**Data provided**

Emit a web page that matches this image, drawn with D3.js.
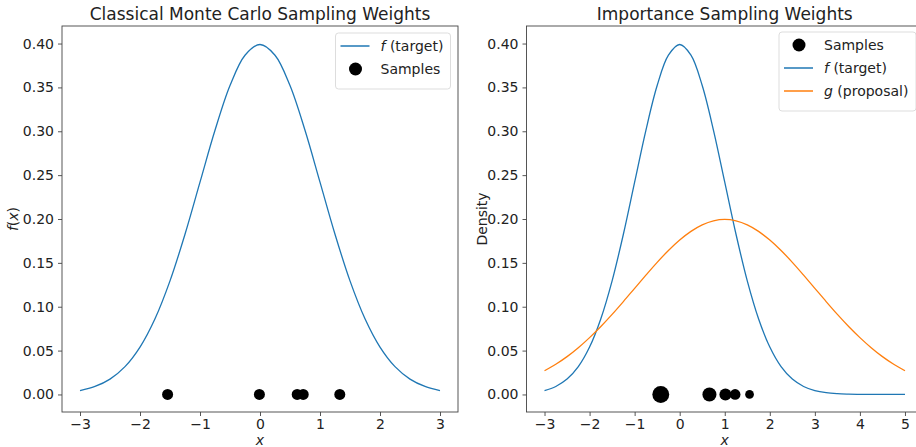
<!DOCTYPE html>
<html>
<head>
<meta charset="utf-8">
<script src="https://cdn.jsdelivr.net/npm/d3@7"></script>
<style>
  html, body { margin: 0; padding: 0; background: #fff; }
  svg { display: block; font-family: "DejaVu Sans", sans-serif; }
</style>
</head>
<body>
<svg id="chart" width="916" height="447"></svg>
<script>
// Grid of x values (step 0.25) for the density curves
const xLeft = d3.range(-12, 13).map(i => i * 0.25);            // -3 .. 3
const xRight = d3.range(-12, 21).map(i => i * 0.25);           // -3 .. 5

// Target density f (standard normal), tabulated on -3..5
const fTarget = [
  0.0044, 0.0091, 0.0175, 0.0317, 0.0540, 0.0863, 0.1295, 0.1826,
  0.2420, 0.3011, 0.3521, 0.3867, 0.3989, 0.3867, 0.3521, 0.3011,
  0.2420, 0.1826, 0.1295, 0.0863, 0.0540, 0.0317, 0.0175, 0.0091,
  0.0044, 0.0020, 0.0009, 0.0004, 0.0001, 0.0000, 0.0000, 0.0000, 0.0000
];

// Proposal density g (normal, mean 1, sd 2), tabulated on -3..5
const gProposal = [
  0.0270, 0.0344, 0.0431, 0.0533, 0.0648, 0.0775, 0.0913, 0.1059,
  0.1210, 0.1360, 0.1506, 0.1641, 0.1760, 0.1859, 0.1933, 0.1979,
  0.1995, 0.1979, 0.1933, 0.1859, 0.1760, 0.1641, 0.1506, 0.1360,
  0.1210, 0.1059, 0.0913, 0.0775, 0.0648, 0.0533, 0.0431, 0.0344, 0.0270
];

// Samples drawn from f (classical Monte Carlo, equal weight)
const mcSamples = [-1.54, -0.01, 0.62, 0.72, 1.33];

// Samples drawn from g with importance weights f/g
const isSamples = [-0.42, 0.66, 1.015, 1.23, 1.55];
const isWeights = [2.36, 1.63, 1.20, 0.94, 0.63];

// Tick labels
const yTicks = [0.00, 0.05, 0.10, 0.15, 0.20, 0.25, 0.30, 0.35, 0.40];
const xTicksLeft = [-3, -2, -1, 0, 1, 2, 3];
const xTicksRight = [-3, -2, -1, 0, 1, 2, 3, 4, 5];

const blue = "#1f77b4", orange = "#ff7f0e";
const svg = d3.select("#chart");
const fmtY = d3.format(".2f");
const fmtX = v => (v < 0 ? "\u2212" + Math.abs(v) : String(v));

// marker radius grows with the square root of the weight (area ~ weight)
const rScale = d3.scaleSqrt().domain([0, 1]).range([0, 5.5]);

function panel(opts) {
  const { left, right, top, bottom, xDomain, xTicks } = opts;
  const x = d3.scaleLinear().domain(xDomain).range([left, right]);
  const y = d3.scaleLinear().domain([-0.02, 0.42]).range([bottom, top]);
  const g = svg.append("g");

  // curves
  const line = d3.line().x(d => x(d[0])).y(d => y(d[1])).curve(d3.curveCatmullRom);
  opts.curves.forEach(c => {
    g.append("path")
      .datum(c.xs.map((v, i) => [v, c.ys[i]]))
      .attr("d", line)
      .attr("fill", "none")
      .attr("stroke", c.color)
      .attr("stroke-width", 1.3);
  });

  // samples
  g.selectAll("circle.s").data(opts.samples).join("circle")
    .attr("class", "s")
    .attr("cx", d => x(d.x))
    .attr("cy", y(0))
    .attr("r", d => rScale(d.w))
    .attr("fill", "#000");

  // frame
  g.append("rect")
    .attr("x", left).attr("y", top)
    .attr("width", right - left).attr("height", bottom - top)
    .attr("fill", "none").attr("stroke", "#444").attr("stroke-width", 0.9);

  // axes
  const xAxis = d3.axisBottom(x).tickValues(xTicks).tickFormat(fmtX).tickSize(4).tickPadding(3);
  const gx = g.append("g").attr("transform", `translate(0,${bottom})`).call(xAxis);
  const yAxis = d3.axisLeft(y).tickValues(yTicks).tickFormat(fmtY).tickSize(4).tickPadding(4);
  const gy = g.append("g").attr("transform", `translate(${left},0)`).call(yAxis);
  [gx, gy].forEach(a => {
    a.select(".domain").remove();
    a.selectAll("line").attr("stroke", "#444").attr("stroke-width", 0.9);
    a.selectAll("text").attr("font-size", 14).attr("fill", "#222")
      .attr("font-family", "DejaVu Sans, sans-serif");
  });

  // title
  g.append("text")
    .attr("x", (left + opts.titleRight) / 2).attr("y", top - 6)
    .attr("text-anchor", "middle").attr("font-size", 17).attr("fill", "#222")
    .text(opts.title);

  // x label
  g.append("text")
    .attr("x", (left + opts.titleRight) / 2).attr("y", bottom + 32.5)
    .attr("text-anchor", "middle").attr("font-size", 14).attr("fill", "#222")
    .attr("font-style", "italic").text("x");

  // y label
  const yl = g.append("text")
    .attr("transform", `translate(${opts.ylabelX},${(top + bottom) / 2}) rotate(-90)`)
    .attr("text-anchor", "middle").attr("font-size", 14).attr("fill", "#222");
  opts.ylabel(yl);

  return { x, y, g };
}

// Left: classical Monte Carlo
const L = panel({
  left: 62, right: 458, top: 26, bottom: 412, titleRight: 458,
  xDomain: [-3.3, 3.3], xTicks: xTicksLeft,
  title: "Classical Monte Carlo Sampling Weights",
  curves: [{ xs: xLeft, ys: fTarget.slice(0, xLeft.length), color: blue }],
  samples: mcSamples.map(v => ({ x: v, w: 1 })),
  ylabelX: 18,
  ylabel: t => {
    t.append("tspan").attr("font-style", "italic").text("f");
    t.append("tspan").text("(");
    t.append("tspan").attr("font-style", "italic").text("x");
    t.append("tspan").text(")");
  }
});

// Right: importance sampling
const R = panel({
  left: 526.5, right: 923, top: 26, bottom: 412, titleRight: 923,
  xDomain: [-3.4, 5.4], xTicks: xTicksRight,
  title: "Importance Sampling Weights",
  curves: [
    { xs: xRight, ys: fTarget, color: blue },
    { xs: xRight, ys: gProposal, color: orange }
  ],
  samples: isSamples.map((v, i) => ({ x: v, w: isWeights[i] })),
  ylabelX: 487,
  ylabel: t => t.text("Density")
});

// Legends
function legend(x0, y0, w, items) {
  const g = svg.append("g");
  const h = items.length * 23 + 10;
  g.append("rect").attr("x", x0).attr("y", y0).attr("width", w).attr("height", h)
    .attr("rx", 3).attr("fill", "#fff").attr("fill-opacity", 0.85)
    .attr("stroke", "#ddd").attr("stroke-width", 1);
  items.forEach((it, i) => {
    const cy = y0 + 13 + i * 23;
    if (it.type === "line") {
      g.append("line").attr("x1", x0 + 5).attr("x2", x0 + 34).attr("y1", cy).attr("y2", cy)
        .attr("stroke", it.color).attr("stroke-width", 1.5);
    } else {
      g.append("circle").attr("cx", x0 + 20).attr("cy", cy).attr("r", 6.5).attr("fill", "#000");
    }
    const t = g.append("text").attr("x", x0 + 45).attr("y", cy + 5)
      .attr("font-size", 14).attr("fill", "#222");
    it.label(t);
  });
}

legend(335.5, 33, 115, [
  { type: "line", color: blue, label: t => { t.append("tspan").attr("font-style", "italic").text("f"); t.append("tspan").text(" (target)"); } },
  { type: "dot", label: t => t.text("Samples") }
]);

legend(779, 32, 137, [
  { type: "dot", label: t => t.text("Samples") },
  { type: "line", color: blue, label: t => { t.append("tspan").attr("font-style", "italic").text("f"); t.append("tspan").text(" (target)"); } },
  { type: "line", color: orange, label: t => { t.append("tspan").attr("font-style", "italic").text("g"); t.append("tspan").text(" (proposal)"); } }
]);
</script>
</body>
</html>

**Exercise task**
Repeat the material verbatim. Do not carry over any picture.

**Exercise solution**
Emit a web page that matches this image, drawn with D3.js.
<!DOCTYPE html>
<html>
<head>
<meta charset="utf-8">
<script src="https://cdn.jsdelivr.net/npm/d3@7"></script>
<style>
  html, body { margin: 0; padding: 0; background: #fff; }
  svg { display: block; font-family: "DejaVu Sans", sans-serif; }
</style>
</head>
<body>
<svg id="chart" width="916" height="447"></svg>
<script>
// Grid of x values (step 0.25) for the density curves
const xLeft = d3.range(-12, 13).map(i => i * 0.25);            // -3 .. 3
const xRight = d3.range(-12, 21).map(i => i * 0.25);           // -3 .. 5

// Target density f (standard normal), tabulated on -3..5
const fTarget = [
  0.0044, 0.0091, 0.0175, 0.0317, 0.0540, 0.0863, 0.1295, 0.1826,
  0.2420, 0.3011, 0.3521, 0.3867, 0.3989, 0.3867, 0.3521, 0.3011,
  0.2420, 0.1826, 0.1295, 0.0863, 0.0540, 0.0317, 0.0175, 0.0091,
  0.0044, 0.0020, 0.0009, 0.0004, 0.0001, 0.0000, 0.0000, 0.0000, 0.0000
];

// Proposal density g (normal, mean 1, sd 2), tabulated on -3..5
const gProposal = [
  0.0270, 0.0344, 0.0431, 0.0533, 0.0648, 0.0775, 0.0913, 0.1059,
  0.1210, 0.1360, 0.1506, 0.1641, 0.1760, 0.1859, 0.1933, 0.1979,
  0.1995, 0.1979, 0.1933, 0.1859, 0.1760, 0.1641, 0.1506, 0.1360,
  0.1210, 0.1059, 0.0913, 0.0775, 0.0648, 0.0533, 0.0431, 0.0344, 0.0270
];

// Samples drawn from f (classical Monte Carlo, equal weight)
const mcSamples = [-1.54, -0.01, 0.62, 0.72, 1.33];

// Samples drawn from g with importance weights f/g
const isSamples = [-0.42, 0.66, 1.015, 1.23, 1.55];
const isWeights = [2.36, 1.63, 1.20, 0.94, 0.63];

// Tick labels
const yTicks = [0.00, 0.05, 0.10, 0.15, 0.20, 0.25, 0.30, 0.35, 0.40];
const xTicksLeft = [-3, -2, -1, 0, 1, 2, 3];
const xTicksRight = [-3, -2, -1, 0, 1, 2, 3, 4, 5];

const blue = "#1f77b4", orange = "#ff7f0e";
const svg = d3.select("#chart");
const fmtY = d3.format(".2f");
const fmtX = v => (v < 0 ? "\u2212" + Math.abs(v) : String(v));

// marker radius grows with the square root of the weight (area ~ weight)
const rScale = d3.scaleSqrt().domain([0, 1]).range([0, 5.5]);

function panel(opts) {
  const { left, right, top, bottom, xDomain, xTicks } = opts;
  const x = d3.scaleLinear().domain(xDomain).range([left, right]);
  const y = d3.scaleLinear().domain([-0.02, 0.42]).range([bottom, top]);
  const g = svg.append("g");

  // curves
  const line = d3.line().x(d => x(d[0])).y(d => y(d[1])).curve(d3.curveCatmullRom);
  opts.curves.forEach(c => {
    g.append("path")
      .datum(c.xs.map((v, i) => [v, c.ys[i]]))
      .attr("d", line)
      .attr("fill", "none")
      .attr("stroke", c.color)
      .attr("stroke-width", 1.3);
  });

  // samples
  g.selectAll("circle.s").data(opts.samples).join("circle")
    .attr("class", "s")
    .attr("cx", d => x(d.x))
    .attr("cy", y(0))
    .attr("r", d => rScale(d.w))
    .attr("fill", "#000");

  // frame
  g.append("rect")
    .attr("x", left).attr("y", top)
    .attr("width", right - left).attr("height", bottom - top)
    .attr("fill", "none").attr("stroke", "#444").attr("stroke-width", 0.9);

  // axes
  const xAxis = d3.axisBottom(x).tickValues(xTicks).tickFormat(fmtX).tickSize(4).tickPadding(3);
  const gx = g.append("g").attr("transform", `translate(0,${bottom})`).call(xAxis);
  const yAxis = d3.axisLeft(y).tickValues(yTicks).tickFormat(fmtY).tickSize(4).tickPadding(4);
  const gy = g.append("g").attr("transform", `translate(${left},0)`).call(yAxis);
  [gx, gy].forEach(a => {
    a.select(".domain").remove();
    a.selectAll("line").attr("stroke", "#444").attr("stroke-width", 0.9);
    a.selectAll("text").attr("font-size", 14).attr("fill", "#222")
      .attr("font-family", "DejaVu Sans, sans-serif");
  });

  // title
  g.append("text")
    .attr("x", (left + opts.titleRight) / 2).attr("y", top - 6)
    .attr("text-anchor", "middle").attr("font-size", 17).attr("fill", "#222")
    .text(opts.title);

  // x label
  g.append("text")
    .attr("x", (left + opts.titleRight) / 2).attr("y", bottom + 32.5)
    .attr("text-anchor", "middle").attr("font-size", 14).attr("fill", "#222")
    .attr("font-style", "italic").text("x");

  // y label
  const yl = g.append("text")
    .attr("transform", `translate(${opts.ylabelX},${(top + bottom) / 2}) rotate(-90)`)
    .attr("text-anchor", "middle").attr("font-size", 14).attr("fill", "#222");
  opts.ylabel(yl);

  return { x, y, g };
}

// Left: classical Monte Carlo
const L = panel({
  left: 62, right: 458, top: 26, bottom: 412, titleRight: 458,
  xDomain: [-3.3, 3.3], xTicks: xTicksLeft,
  title: "Classical Monte Carlo Sampling Weights",
  curves: [{ xs: xLeft, ys: fTarget.slice(0, xLeft.length), color: blue }],
  samples: mcSamples.map(v => ({ x: v, w: 1 })),
  ylabelX: 18,
  ylabel: t => {
    t.append("tspan").attr("font-style", "italic").text("f");
    t.append("tspan").text("(");
    t.append("tspan").attr("font-style", "italic").text("x");
    t.append("tspan").text(")");
  }
});

// Right: importance sampling
const R = panel({
  left: 526.5, right: 923, top: 26, bottom: 412, titleRight: 923,
  xDomain: [-3.4, 5.4], xTicks: xTicksRight,
  title: "Importance Sampling Weights",
  curves: [
    { xs: xRight, ys: fTarget, color: blue },
    { xs: xRight, ys: gProposal, color: orange }
  ],
  samples: isSamples.map((v, i) => ({ x: v, w: isWeights[i] })),
  ylabelX: 487,
  ylabel: t => t.text("Density")
});

// Legends
function legend(x0, y0, w, items) {
  const g = svg.append("g");
  const h = items.length * 23 + 10;
  g.append("rect").attr("x", x0).attr("y", y0).attr("width", w).attr("height", h)
    .attr("rx", 3).attr("fill", "#fff").attr("fill-opacity", 0.85)
    .attr("stroke", "#ddd").attr("stroke-width", 1);
  items.forEach((it, i) => {
    const cy = y0 + 13 + i * 23;
    if (it.type === "line") {
      g.append("line").attr("x1", x0 + 5).attr("x2", x0 + 34).attr("y1", cy).attr("y2", cy)
        .attr("stroke", it.color).attr("stroke-width", 1.5);
    } else {
      g.append("circle").attr("cx", x0 + 20).attr("cy", cy).attr("r", 6.5).attr("fill", "#000");
    }
    const t = g.append("text").attr("x", x0 + 45).attr("y", cy + 5)
      .attr("font-size", 14).attr("fill", "#222");
    it.label(t);
  });
}

legend(335.5, 33, 115, [
  { type: "line", color: blue, label: t => { t.append("tspan").attr("font-style", "italic").text("f"); t.append("tspan").text(" (target)"); } },
  { type: "dot", label: t => t.text("Samples") }
]);

legend(779, 32, 137, [
  { type: "dot", label: t => t.text("Samples") },
  { type: "line", color: blue, label: t => { t.append("tspan").attr("font-style", "italic").text("f"); t.append("tspan").text(" (target)"); } },
  { type: "line", color: orange, label: t => { t.append("tspan").attr("font-style", "italic").text("g"); t.append("tspan").text(" (proposal)"); } }
]);
</script>
</body>
</html>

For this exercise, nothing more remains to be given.